Dans ce pays, on ne sait plus comment décider
On dit qu’on va faire, mais on ne fait pas. Plus le temps passe, plus l'incompréhension et le malaise grandissent. Prenez garde, leaders politiques...
Était-ce fondé de fermer en bloc tous les cinémas et les théâtres du pays pour enrayer la nouvelle vague de Covid-19? On attend toujours le décideur qui nous expliquera dans le blanc des yeux les raisons profondes de ce choix si peu convaincant.
À peine prise, la mesure était regrettée, déplorée et même jugée incompréhensible par des ministres dont certains avaient pourtant pris part au comité de concertation dont elle est issue. Traduction, ce comité ne fait pas dans la concertation, mais dans l’opposition. Codeco, comme comité des conflits.

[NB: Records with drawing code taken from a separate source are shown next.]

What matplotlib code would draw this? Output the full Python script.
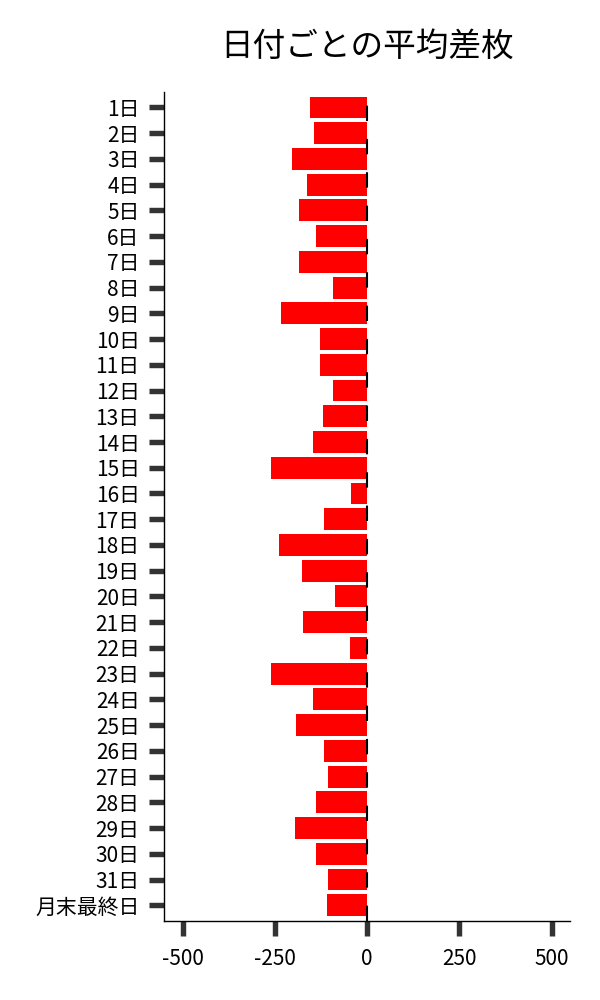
import matplotlib
matplotlib.use("Agg")
import matplotlib.pyplot as plt

plt.rcParams['font.family'] = ['Noto Sans CJK JP', 'DejaVu Sans']

days = [f"{i}日" for i in range(1, 32)] + ["月末最終日"]
values = [-154, -143, -203, -162, -184, -140, -184, -94, -235, -127, -129, -94,
          -121, -146, -260, -45, -116, -238, -178, -86, -175, -48, -260, -146,
          -192, -118, -105, -140, -197, -140, -105, -108]
xticks = [-500, -250, 0, 250, 500]
title = "日付ごとの平均差枚"

fig = plt.figure(figsize=(6, 10), dpi=100)
ax = fig.add_axes([0.274, 0.0793, 0.676, 0.8287])
ypos = list(range(len(days)))
ax.barh(ypos, values, height=0.85, color='#ff0000', zorder=2)
ax.axvline(0, color='black', lw=1.5, linestyle=(0, (7.4, 8.6)), zorder=3)

ax.set_yticks(ypos)
ax.set_yticklabels(days)
ax.set_ylim(31.6, -0.6)
ax.set_xlim(-550, 550)
ax.set_xticks(xticks)
ax.set_xticklabels([str(t) for t in xticks])

for s in ['top', 'right']:
    ax.spines[s].set_visible(False)
for s in ['left', 'bottom']:
    ax.spines[s].set_color('black')
    ax.spines[s].set_linewidth(1.0)

ax.tick_params(axis='both', length=10.8, width=3.9, color='#333333', labelsize=15, labelcolor='black')
ax.tick_params(axis='y', pad=7)
ax.tick_params(axis='x', pad=9)

ax.set_title(title, fontsize=23.5, pad=26)

fig.savefig('out.png', dpi=100, facecolor='white')
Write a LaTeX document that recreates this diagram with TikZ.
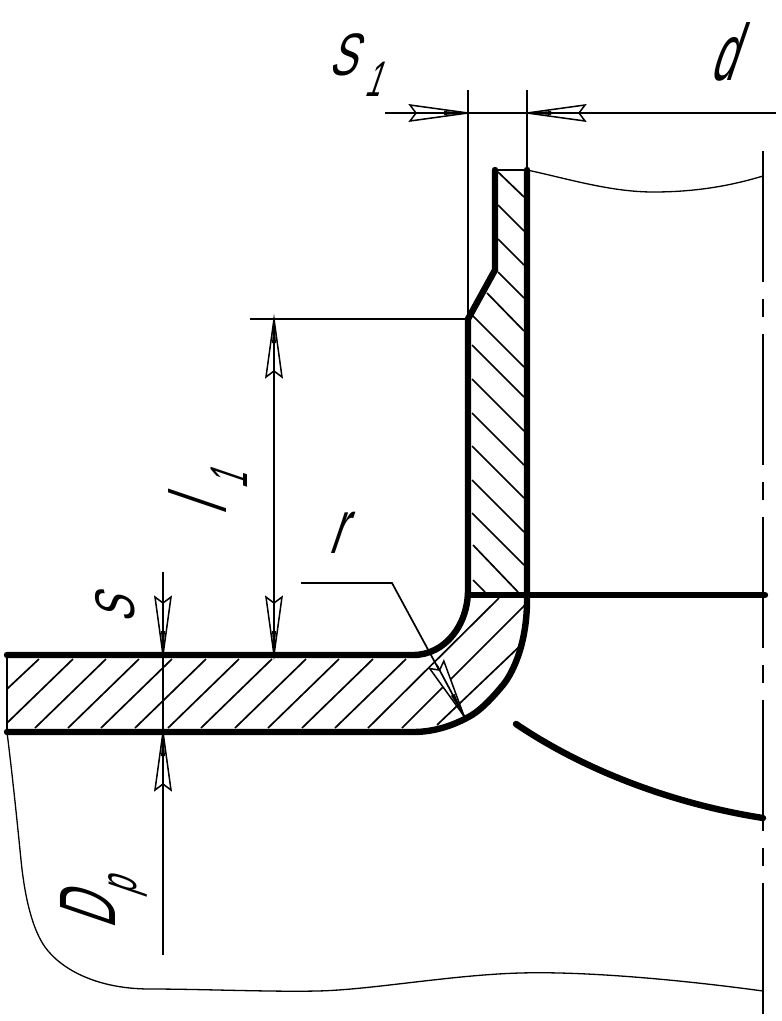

Qu’une autorité démocratiquement élue prenne des décisions, c’est tout ce qu’on attend d’elle, a fortiori en période de crise sanitaire. Mais après autant de mois, c’est toujours l’impro de dernière minute, le bras de fer, le marchandage. À quoi sert la belle expertise médicale et scientifique made in Belgium si c’est pour s’en passer au moment où elle serait la plus utile?
Même quand il n’y a pas urgence, on parvient à prendre des décisions qui n’en sont pas. On l’a vu avec l’autre grand thème politique de la semaine, le nucléaire. La fin de l’atome a été votée en 2003, mais on n’a jamais développé une stratégie qui permette de passer du principe aux actes. On a dit qu’on allait se passer de l’atome mais, dix-huit ans plus tard, on ne sait toujours pas comment. Or, sans exécution valable, une décision ne rime à rien. Avec le temps, la sortie du nucléaire est devenue une mauvaise blague, puis un bourbier sans nom.
Prenez garde, leaders politiques, si vous ne remettez pas la raison et l’intérêt général au centre, la suite n’aura rien d’un conte de Noël.
Comment assurer dans la durée une énergie suffisante, abordable et propre? La réponse à cette question à la fois fondamentale et complexe ne se trouve pas au bout d’une nuit de négos. Pour y répondre, il faut du calme, de la clarté dans les idées grâce à une expertise objective et documentée, le sens du long terme et de l’intérêt général. On n’a rien vu de tout cela. Alors, forcément, la seule décision possible était de reporter la décision.
C’est le même refrain infernal pour les autres grands enjeux du moment. La fiscalité est dépassée et contre-productive en Belgique? On dit qu’on va faire une grande réforme fiscale, mais on n’ose pas. Le nombre de personnes à l’emploi est trop faible? On dit qu’on va y remédier, mais on ne prend que des mesures à la marge. La planète brûle? On dit qu’on va vers la neutralité carbone, mais on ne sait pas comment.
On gesticule, on s’énerve mais, manifestement, on ne sait plus comment décider dans ce pays. On dit qu’on va faire, mais on ne fait pas. Plus le temps passe, plus l'incompréhension et le malaise grandissent. Prenez garde, leaders politiques, si vous ne remettez pas la raison et l’intérêt général au centre, la suite n’aura rien d’un conte de Noël.